Lieutenant Tapscott started his tour on 3 June 1970 as a member of the Riverboat Squadron. He participated in the counteroffensive launched by American and South Vietnamese forces in July of 1970. The South Vietnamese Army – backed by U.S. troops – attempted to cut off the line of the Ho Chi Minh Trail that ran through Laos. The counteroffensive coincided with the measured withdrawal of U.S. troops from Vietnam. On 6 August 1970, Lieutenant Tapscott was out on a patrol near Song Ong Doc in South Vietnam when his unit was ambushed, and he was killed. The Vietnam War claimed over 58,000 American lives by the time it ended in 1975. The war was a contentious issue for that divided the country, but the process of healing after the war was important for everyone. In 1982, the National Parks Service completed construction of the Vietnam War Memorial. The names of every service member killed in the Vietnam War is engraved on the Wall. Lieutenant Kennith Tapscott’s name appears on panel 8W, line 89. An estimated three million people pass by his name every year as they visit the memorial.
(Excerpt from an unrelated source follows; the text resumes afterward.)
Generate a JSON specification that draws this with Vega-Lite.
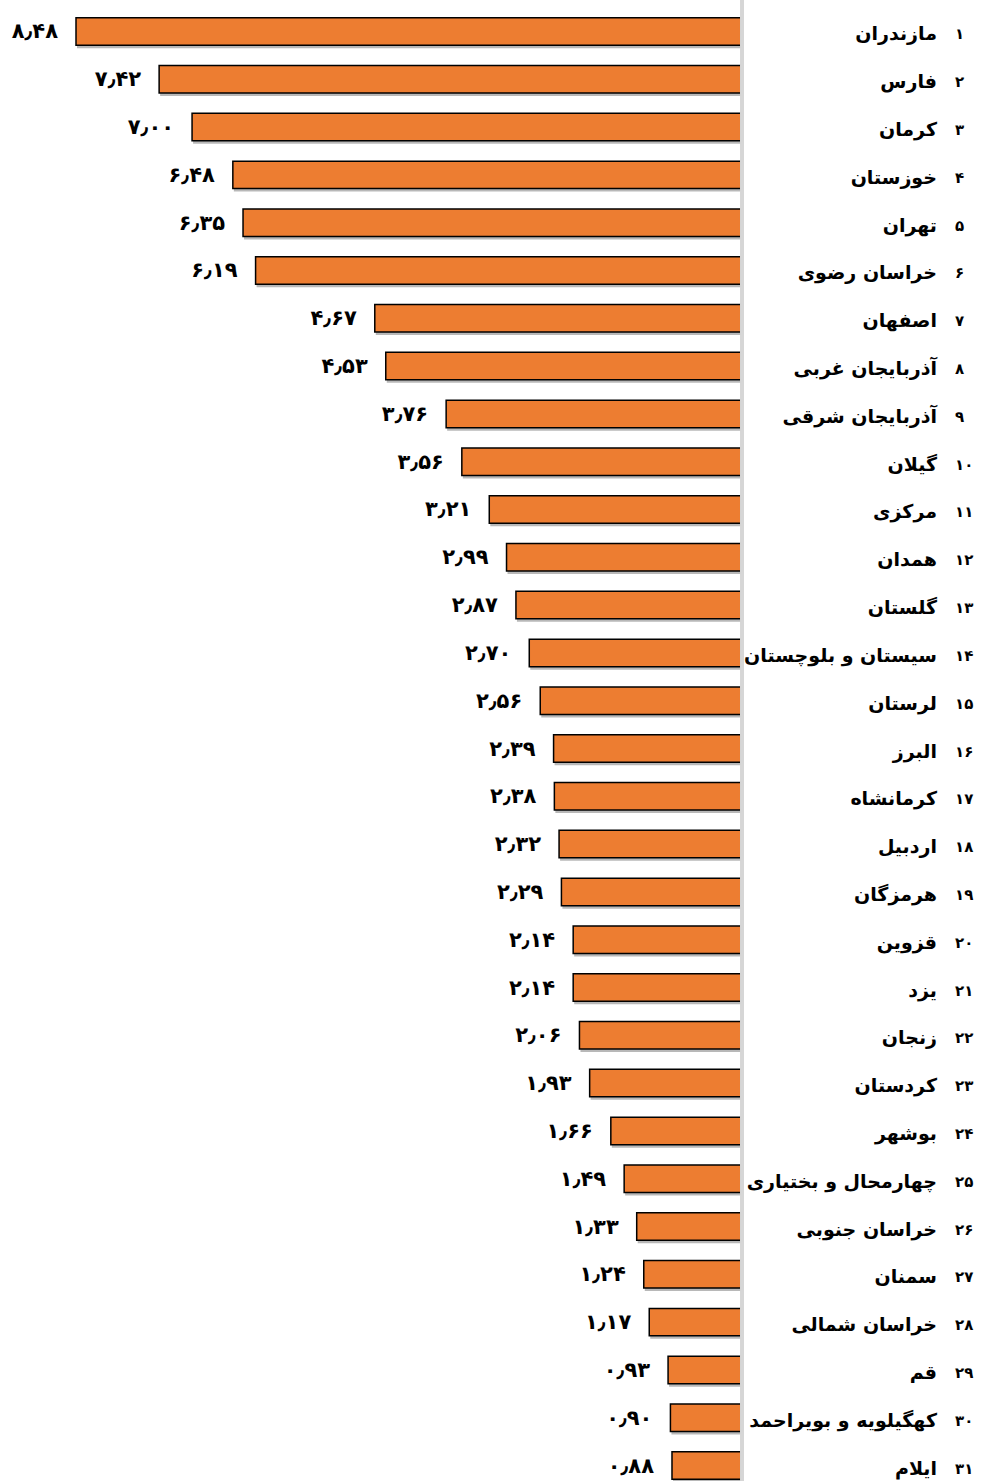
{
  "$schema": "https://vega.github.io/schema/vega-lite/v6.json",
  "width": 983,
  "height": 1481,
  "autosize": {"type": "none"},
  "padding": 0,
  "background": "white",
  "config": {"view": {"stroke": null}},
  "data": {
    "values": [
      {"r": 1, "rank": "۱", "name": "مازندران", "v": 8.48, "label": "۸٫۴۸"},
      {"r": 2, "rank": "۲", "name": "فارس", "v": 7.42, "label": "۷٫۴۲"},
      {"r": 3, "rank": "۳", "name": "کرمان", "v": 7.00, "label": "۷٫۰۰"},
      {"r": 4, "rank": "۴", "name": "خوزستان", "v": 6.48, "label": "۶٫۴۸"},
      {"r": 5, "rank": "۵", "name": "تهران", "v": 6.35, "label": "۶٫۳۵"},
      {"r": 6, "rank": "۶", "name": "خراسان رضوی", "v": 6.19, "label": "۶٫۱۹"},
      {"r": 7, "rank": "۷", "name": "اصفهان", "v": 4.67, "label": "۴٫۶۷"},
      {"r": 8, "rank": "۸", "name": "آذربایجان غربی", "v": 4.53, "label": "۴٫۵۳"},
      {"r": 9, "rank": "۹", "name": "آذربایجان شرقی", "v": 3.76, "label": "۳٫۷۶"},
      {"r": 10, "rank": "۱۰", "name": "گیلان", "v": 3.56, "label": "۳٫۵۶"},
      {"r": 11, "rank": "۱۱", "name": "مرکزی", "v": 3.21, "label": "۳٫۲۱"},
      {"r": 12, "rank": "۱۲", "name": "همدان", "v": 2.99, "label": "۲٫۹۹"},
      {"r": 13, "rank": "۱۳", "name": "گلستان", "v": 2.87, "label": "۲٫۸۷"},
      {"r": 14, "rank": "۱۴", "name": "سیستان و بلوچستان", "v": 2.70, "label": "۲٫۷۰"},
      {"r": 15, "rank": "۱۵", "name": "لرستان", "v": 2.56, "label": "۲٫۵۶"},
      {"r": 16, "rank": "۱۶", "name": "البرز", "v": 2.39, "label": "۲٫۳۹"},
      {"r": 17, "rank": "۱۷", "name": "کرمانشاه", "v": 2.38, "label": "۲٫۳۸"},
      {"r": 18, "rank": "۱۸", "name": "اردبیل", "v": 2.32, "label": "۲٫۳۲"},
      {"r": 19, "rank": "۱۹", "name": "هرمزگان", "v": 2.29, "label": "۲٫۲۹"},
      {"r": 20, "rank": "۲۰", "name": "قزوین", "v": 2.14, "label": "۲٫۱۴"},
      {"r": 21, "rank": "۲۱", "name": "یزد", "v": 2.14, "label": "۲٫۱۴"},
      {"r": 22, "rank": "۲۲", "name": "زنجان", "v": 2.06, "label": "۲٫۰۶"},
      {"r": 23, "rank": "۲۳", "name": "کردستان", "v": 1.93, "label": "۱٫۹۳"},
      {"r": 24, "rank": "۲۴", "name": "بوشهر", "v": 1.66, "label": "۱٫۶۶"},
      {"r": 25, "rank": "۲۵", "name": "چهارمحال و بختیاری", "v": 1.49, "label": "۱٫۴۹"},
      {"r": 26, "rank": "۲۶", "name": "خراسان جنوبی", "v": 1.33, "label": "۱٫۳۳"},
      {"r": 27, "rank": "۲۷", "name": "سمنان", "v": 1.24, "label": "۱٫۲۴"},
      {"r": 28, "rank": "۲۸", "name": "خراسان شمالی", "v": 1.17, "label": "۱٫۱۷"},
      {"r": 29, "rank": "۲۹", "name": "قم", "v": 0.93, "label": "۰٫۹۳"},
      {"r": 30, "rank": "۳۰", "name": "کهگیلویه و بویراحمد", "v": 0.90, "label": "۰٫۹۰"},
      {"r": 31, "rank": "۳۱", "name": "ایلام", "v": 0.88, "label": "۰٫۸۸"}
    ]
  },
  "layer": [
    {
      "mark": {"type": "bar", "fill": "#000000", "opacity": 0.28, "xOffset": 1, "yOffset": 3},
      "encoding": {
        "y": {"field": "r", "type": "ordinal", "axis": null, "scale": {"range": [0, 1497], "paddingInner": 0.425, "paddingOuter": 0.371}},
        "x": {"field": "v", "type": "quantitative", "axis": null, "scale": {"domain": [0, 8.48], "range": [741, 76], "nice": false, "zero": false}}
      }
    },
    {
      "mark": {"type": "bar", "fill": "#ED7D31", "stroke": "#000000", "strokeWidth": 1.5},
      "encoding": {
        "y": {"field": "r", "type": "ordinal", "axis": null, "scale": {"range": [0, 1497], "paddingInner": 0.425, "paddingOuter": 0.371}},
        "x": {"field": "v", "type": "quantitative", "axis": null, "scale": {"domain": [0, 8.48], "range": [741, 76], "nice": false, "zero": false}}
      }
    },
    {
      "mark": {"type": "rule", "color": "#d6d6d6", "strokeWidth": 3},
      "encoding": {
        "x": {"datum": -0.016, "type": "quantitative", "axis": null, "scale": {"domain": [0, 8.48], "range": [741, 76], "nice": false, "zero": false}}
      }
    },
    {
      "mark": {"type": "text", "align": "right", "baseline": "middle", "dx": -18, "dy": 1, "font": "DejaVu Sans", "fontSize": 21, "fontWeight": "bold", "color": "#000000"},
      "encoding": {
        "y": {"field": "r", "type": "ordinal", "axis": null, "scale": {"range": [0, 1497], "paddingInner": 0.425, "paddingOuter": 0.371}},
        "x": {"field": "v", "type": "quantitative", "axis": null, "scale": {"domain": [0, 8.48], "range": [741, 76], "nice": false, "zero": false}},
        "text": {"field": "label"}
      }
    },
    {
      "mark": {"type": "text", "align": "right", "baseline": "middle", "dy": 3, "font": "DejaVu Sans", "fontSize": 19, "fontWeight": "bold", "color": "#000000"},
      "encoding": {
        "y": {"field": "r", "type": "ordinal", "axis": null, "scale": {"range": [0, 1497], "paddingInner": 0.425, "paddingOuter": 0.371}},
        "x": {"datum": -2.499, "type": "quantitative", "axis": null, "scale": {"domain": [0, 8.48], "range": [741, 76], "nice": false, "zero": false}},
        "text": {"field": "name"}
      }
    },
    {
      "mark": {"type": "text", "align": "left", "baseline": "middle", "dy": 3, "font": "DejaVu Sans", "fontSize": 15, "fontWeight": "bold", "color": "#000000"},
      "encoding": {
        "y": {"field": "r", "type": "ordinal", "axis": null, "scale": {"range": [0, 1497], "paddingInner": 0.425, "paddingOuter": 0.371}},
        "x": {"datum": -2.729, "type": "quantitative", "axis": null, "scale": {"domain": [0, 8.48], "range": [741, 76], "nice": false, "zero": false}},
        "text": {"field": "rank"}
      }
    }
  ]
}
Although the Vietnam War Memorial honors the brave men and women who gave their lives for their country, more important are the living memorials of each name on the Wall. The people who knew and loved the men and women whose names cover the Wall serve to remind us of their lives. Kennith’s spirit lives on in the memories he created with his sister Rita and twin brother Keith. It remains in the laughs he shared with Jan, and it lives on in the life of his daughter, Katie, and his grandchildren: Gage, Peyton, and Ella. Every time someone smiles remembering one of Ken’s antics, and in every tear shed for him, we are reminded of the happiness and joy he brought to so many people.

The day Kenny placed a turtle on his hat as a prank surely aroused laughter among his fellow cadets. But if we look closer at that moment, it reveals so much more about him and his life. Various cultures around the world have mythologized turtles in their folklore. They are seen as guardians of society. Turtles used their shells for protection, and turtle iconography is associated with those who defended what was important to them. Kennith volunteered to fight to protect the people he loved and safeguard the ideals of freedom he believed were important to America.